- [To do]: Each line that holds the word "this" is to be identified and copied.

____________________

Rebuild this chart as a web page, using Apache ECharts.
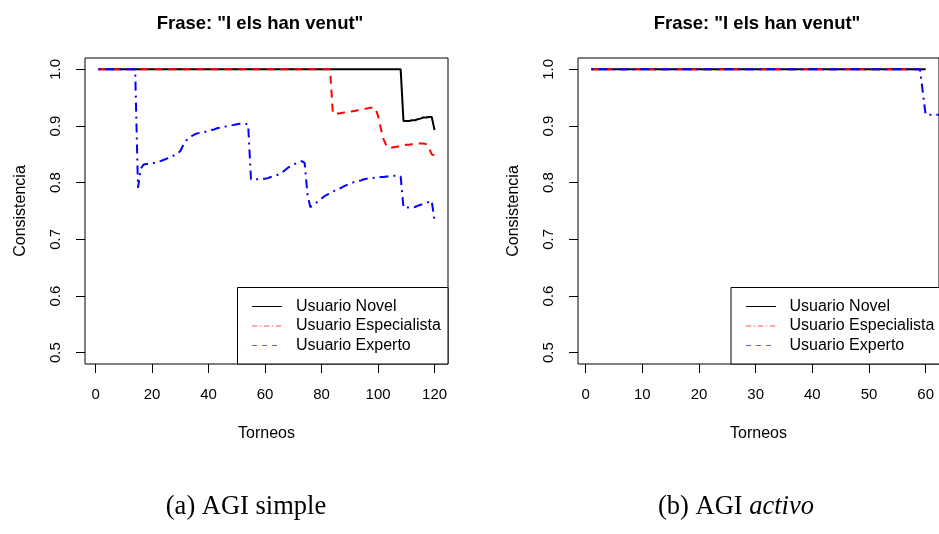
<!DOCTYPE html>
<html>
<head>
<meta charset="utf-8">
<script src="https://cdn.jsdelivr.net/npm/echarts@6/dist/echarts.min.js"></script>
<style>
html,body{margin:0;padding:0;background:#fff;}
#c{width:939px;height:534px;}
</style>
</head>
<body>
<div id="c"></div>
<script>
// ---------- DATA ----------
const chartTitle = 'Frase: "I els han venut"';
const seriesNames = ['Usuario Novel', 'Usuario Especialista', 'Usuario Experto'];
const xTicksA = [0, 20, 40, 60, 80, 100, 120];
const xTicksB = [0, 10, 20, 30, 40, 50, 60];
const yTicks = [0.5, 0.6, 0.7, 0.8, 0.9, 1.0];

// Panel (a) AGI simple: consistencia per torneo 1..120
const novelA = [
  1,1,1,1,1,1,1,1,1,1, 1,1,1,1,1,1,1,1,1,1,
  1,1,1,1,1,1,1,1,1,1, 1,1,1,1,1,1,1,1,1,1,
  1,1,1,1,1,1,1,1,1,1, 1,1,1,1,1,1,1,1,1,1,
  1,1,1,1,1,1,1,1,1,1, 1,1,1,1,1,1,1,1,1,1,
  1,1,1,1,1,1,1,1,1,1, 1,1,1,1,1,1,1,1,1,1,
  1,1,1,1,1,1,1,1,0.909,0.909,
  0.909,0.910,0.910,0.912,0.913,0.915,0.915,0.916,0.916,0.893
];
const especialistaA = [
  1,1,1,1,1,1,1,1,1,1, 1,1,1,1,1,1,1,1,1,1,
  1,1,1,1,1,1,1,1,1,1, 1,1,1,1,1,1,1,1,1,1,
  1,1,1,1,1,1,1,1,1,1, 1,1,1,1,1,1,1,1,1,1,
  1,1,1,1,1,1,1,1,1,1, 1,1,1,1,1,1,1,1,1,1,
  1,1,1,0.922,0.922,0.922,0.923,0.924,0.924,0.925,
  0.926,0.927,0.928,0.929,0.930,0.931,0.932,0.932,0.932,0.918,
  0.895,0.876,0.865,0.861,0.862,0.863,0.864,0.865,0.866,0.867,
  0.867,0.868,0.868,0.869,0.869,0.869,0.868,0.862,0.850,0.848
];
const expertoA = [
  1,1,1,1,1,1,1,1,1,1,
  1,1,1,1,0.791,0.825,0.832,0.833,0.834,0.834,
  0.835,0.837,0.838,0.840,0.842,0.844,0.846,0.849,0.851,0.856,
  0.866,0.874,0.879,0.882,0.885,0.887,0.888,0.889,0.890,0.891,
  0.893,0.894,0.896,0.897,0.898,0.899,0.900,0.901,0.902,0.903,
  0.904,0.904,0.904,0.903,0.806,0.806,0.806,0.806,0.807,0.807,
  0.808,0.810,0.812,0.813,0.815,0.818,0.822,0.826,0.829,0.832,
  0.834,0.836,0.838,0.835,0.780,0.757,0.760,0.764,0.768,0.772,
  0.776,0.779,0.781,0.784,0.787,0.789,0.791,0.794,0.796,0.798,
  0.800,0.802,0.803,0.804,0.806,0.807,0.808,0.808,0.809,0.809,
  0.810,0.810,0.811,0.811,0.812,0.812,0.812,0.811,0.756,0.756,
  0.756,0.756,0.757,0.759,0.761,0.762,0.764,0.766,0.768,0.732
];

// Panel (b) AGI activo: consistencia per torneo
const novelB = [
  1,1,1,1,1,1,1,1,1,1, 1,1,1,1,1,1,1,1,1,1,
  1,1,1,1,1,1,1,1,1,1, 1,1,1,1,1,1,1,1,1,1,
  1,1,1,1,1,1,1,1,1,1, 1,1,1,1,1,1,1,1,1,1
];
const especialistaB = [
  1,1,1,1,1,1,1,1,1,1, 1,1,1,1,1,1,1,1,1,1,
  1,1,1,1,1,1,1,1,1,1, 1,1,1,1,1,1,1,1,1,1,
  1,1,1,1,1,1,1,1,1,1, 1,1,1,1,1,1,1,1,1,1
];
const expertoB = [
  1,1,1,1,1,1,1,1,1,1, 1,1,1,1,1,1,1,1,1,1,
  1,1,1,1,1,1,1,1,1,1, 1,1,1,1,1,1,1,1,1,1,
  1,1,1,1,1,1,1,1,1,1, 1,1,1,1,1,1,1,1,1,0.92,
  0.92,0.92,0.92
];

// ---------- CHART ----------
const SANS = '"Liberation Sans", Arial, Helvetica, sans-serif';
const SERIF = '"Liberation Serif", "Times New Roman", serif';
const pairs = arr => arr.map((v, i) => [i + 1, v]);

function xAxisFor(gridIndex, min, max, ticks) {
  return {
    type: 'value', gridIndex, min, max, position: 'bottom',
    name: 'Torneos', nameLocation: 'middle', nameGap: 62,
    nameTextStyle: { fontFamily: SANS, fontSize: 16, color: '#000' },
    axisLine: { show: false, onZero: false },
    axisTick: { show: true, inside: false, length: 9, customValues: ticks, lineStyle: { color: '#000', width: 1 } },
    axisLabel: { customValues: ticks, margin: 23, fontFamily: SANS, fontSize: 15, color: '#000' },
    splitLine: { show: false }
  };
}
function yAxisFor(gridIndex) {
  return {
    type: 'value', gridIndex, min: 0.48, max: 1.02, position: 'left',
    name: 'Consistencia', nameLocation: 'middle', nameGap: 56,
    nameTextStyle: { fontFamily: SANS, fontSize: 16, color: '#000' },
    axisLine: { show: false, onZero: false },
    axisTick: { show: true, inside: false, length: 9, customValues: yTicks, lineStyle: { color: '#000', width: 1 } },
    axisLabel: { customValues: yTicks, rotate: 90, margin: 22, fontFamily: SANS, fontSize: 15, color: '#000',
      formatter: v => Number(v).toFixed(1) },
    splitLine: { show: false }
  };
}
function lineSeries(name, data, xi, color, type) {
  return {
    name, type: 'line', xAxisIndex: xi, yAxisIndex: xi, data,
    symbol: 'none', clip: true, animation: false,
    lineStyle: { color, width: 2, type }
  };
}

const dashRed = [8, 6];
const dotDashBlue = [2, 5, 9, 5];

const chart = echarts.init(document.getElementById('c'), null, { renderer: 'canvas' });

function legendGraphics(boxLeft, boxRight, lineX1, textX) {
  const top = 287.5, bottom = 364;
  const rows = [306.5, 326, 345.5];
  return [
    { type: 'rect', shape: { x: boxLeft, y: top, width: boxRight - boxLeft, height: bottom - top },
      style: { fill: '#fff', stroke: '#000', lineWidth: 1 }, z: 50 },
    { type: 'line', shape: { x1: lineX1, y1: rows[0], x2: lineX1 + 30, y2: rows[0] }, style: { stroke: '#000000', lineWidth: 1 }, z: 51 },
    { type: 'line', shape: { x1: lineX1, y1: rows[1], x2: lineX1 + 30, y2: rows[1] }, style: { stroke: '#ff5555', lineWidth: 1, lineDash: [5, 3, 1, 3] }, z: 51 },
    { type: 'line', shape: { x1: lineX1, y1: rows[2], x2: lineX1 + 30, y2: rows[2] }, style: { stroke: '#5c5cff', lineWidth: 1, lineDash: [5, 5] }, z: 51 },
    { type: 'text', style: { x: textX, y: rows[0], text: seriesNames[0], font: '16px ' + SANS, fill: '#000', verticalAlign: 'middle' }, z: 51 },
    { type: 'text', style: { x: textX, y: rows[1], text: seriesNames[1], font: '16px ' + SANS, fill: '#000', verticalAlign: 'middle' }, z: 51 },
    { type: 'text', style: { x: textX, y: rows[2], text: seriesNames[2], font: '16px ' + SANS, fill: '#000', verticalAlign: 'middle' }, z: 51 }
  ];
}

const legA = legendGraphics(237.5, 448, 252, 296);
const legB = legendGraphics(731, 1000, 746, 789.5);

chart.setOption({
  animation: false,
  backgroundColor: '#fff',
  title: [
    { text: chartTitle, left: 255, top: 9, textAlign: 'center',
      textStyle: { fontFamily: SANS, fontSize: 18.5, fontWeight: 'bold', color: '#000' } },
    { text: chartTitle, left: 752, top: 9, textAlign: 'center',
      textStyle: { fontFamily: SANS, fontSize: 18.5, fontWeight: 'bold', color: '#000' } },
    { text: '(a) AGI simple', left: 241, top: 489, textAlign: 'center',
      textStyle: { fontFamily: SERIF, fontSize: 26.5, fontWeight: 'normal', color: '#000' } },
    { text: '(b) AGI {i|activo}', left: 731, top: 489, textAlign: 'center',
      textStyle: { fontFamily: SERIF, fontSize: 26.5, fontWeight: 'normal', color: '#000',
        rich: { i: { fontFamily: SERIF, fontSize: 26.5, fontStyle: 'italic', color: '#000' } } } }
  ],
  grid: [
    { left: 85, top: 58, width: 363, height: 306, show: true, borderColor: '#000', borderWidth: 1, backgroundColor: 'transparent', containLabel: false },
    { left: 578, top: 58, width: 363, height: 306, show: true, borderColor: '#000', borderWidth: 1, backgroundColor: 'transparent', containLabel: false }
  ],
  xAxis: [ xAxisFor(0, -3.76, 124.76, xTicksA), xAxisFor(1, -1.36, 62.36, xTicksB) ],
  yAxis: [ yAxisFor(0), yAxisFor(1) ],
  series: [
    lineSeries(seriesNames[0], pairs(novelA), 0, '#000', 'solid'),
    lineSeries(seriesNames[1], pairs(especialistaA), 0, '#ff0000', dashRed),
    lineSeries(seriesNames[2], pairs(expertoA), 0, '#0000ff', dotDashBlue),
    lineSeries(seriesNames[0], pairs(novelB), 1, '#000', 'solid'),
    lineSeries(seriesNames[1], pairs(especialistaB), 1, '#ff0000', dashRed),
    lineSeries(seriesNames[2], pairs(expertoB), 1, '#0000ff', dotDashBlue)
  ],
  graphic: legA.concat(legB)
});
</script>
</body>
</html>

____________________

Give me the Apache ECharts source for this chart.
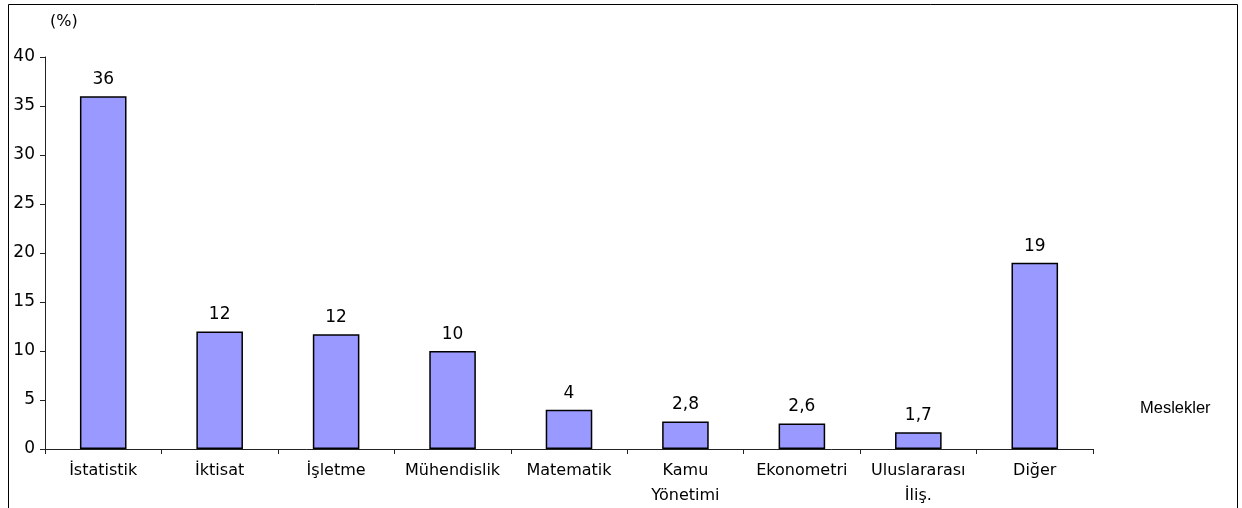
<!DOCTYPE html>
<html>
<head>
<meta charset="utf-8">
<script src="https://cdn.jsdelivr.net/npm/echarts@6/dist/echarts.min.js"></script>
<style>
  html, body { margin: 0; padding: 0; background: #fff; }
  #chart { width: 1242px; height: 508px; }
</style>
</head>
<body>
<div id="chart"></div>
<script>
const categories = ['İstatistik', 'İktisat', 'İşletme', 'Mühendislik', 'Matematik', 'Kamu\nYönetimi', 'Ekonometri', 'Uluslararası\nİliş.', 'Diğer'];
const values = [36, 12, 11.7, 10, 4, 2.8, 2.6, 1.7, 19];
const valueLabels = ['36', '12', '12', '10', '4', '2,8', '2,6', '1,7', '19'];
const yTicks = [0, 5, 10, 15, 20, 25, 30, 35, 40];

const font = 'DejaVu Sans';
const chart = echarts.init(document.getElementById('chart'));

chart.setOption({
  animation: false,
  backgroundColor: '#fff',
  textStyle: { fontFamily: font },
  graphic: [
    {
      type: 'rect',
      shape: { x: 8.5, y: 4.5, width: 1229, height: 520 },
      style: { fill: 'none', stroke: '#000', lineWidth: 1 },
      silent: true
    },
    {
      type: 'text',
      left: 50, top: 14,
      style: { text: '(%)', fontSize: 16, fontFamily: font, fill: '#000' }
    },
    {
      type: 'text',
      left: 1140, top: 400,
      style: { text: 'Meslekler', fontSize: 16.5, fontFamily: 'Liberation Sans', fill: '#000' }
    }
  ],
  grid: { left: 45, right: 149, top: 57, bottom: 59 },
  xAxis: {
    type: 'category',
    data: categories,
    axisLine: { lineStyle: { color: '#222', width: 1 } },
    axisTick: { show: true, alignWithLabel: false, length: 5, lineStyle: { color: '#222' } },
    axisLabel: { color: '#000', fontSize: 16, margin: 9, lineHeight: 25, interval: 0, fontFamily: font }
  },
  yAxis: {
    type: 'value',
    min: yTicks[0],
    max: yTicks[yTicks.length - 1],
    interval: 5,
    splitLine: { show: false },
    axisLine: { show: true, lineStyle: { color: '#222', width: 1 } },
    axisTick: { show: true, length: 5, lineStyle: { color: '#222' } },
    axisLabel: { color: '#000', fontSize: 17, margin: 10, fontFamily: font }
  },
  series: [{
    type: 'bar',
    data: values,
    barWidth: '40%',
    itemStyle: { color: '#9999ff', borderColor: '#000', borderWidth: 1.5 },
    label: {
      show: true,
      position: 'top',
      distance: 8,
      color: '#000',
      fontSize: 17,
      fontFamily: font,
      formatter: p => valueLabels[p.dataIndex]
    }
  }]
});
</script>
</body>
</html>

____________________

- [Finished exercise]:
Rebuild this chart as a web page, using Apache ECharts.
Give me the Apache ECharts source for this chart.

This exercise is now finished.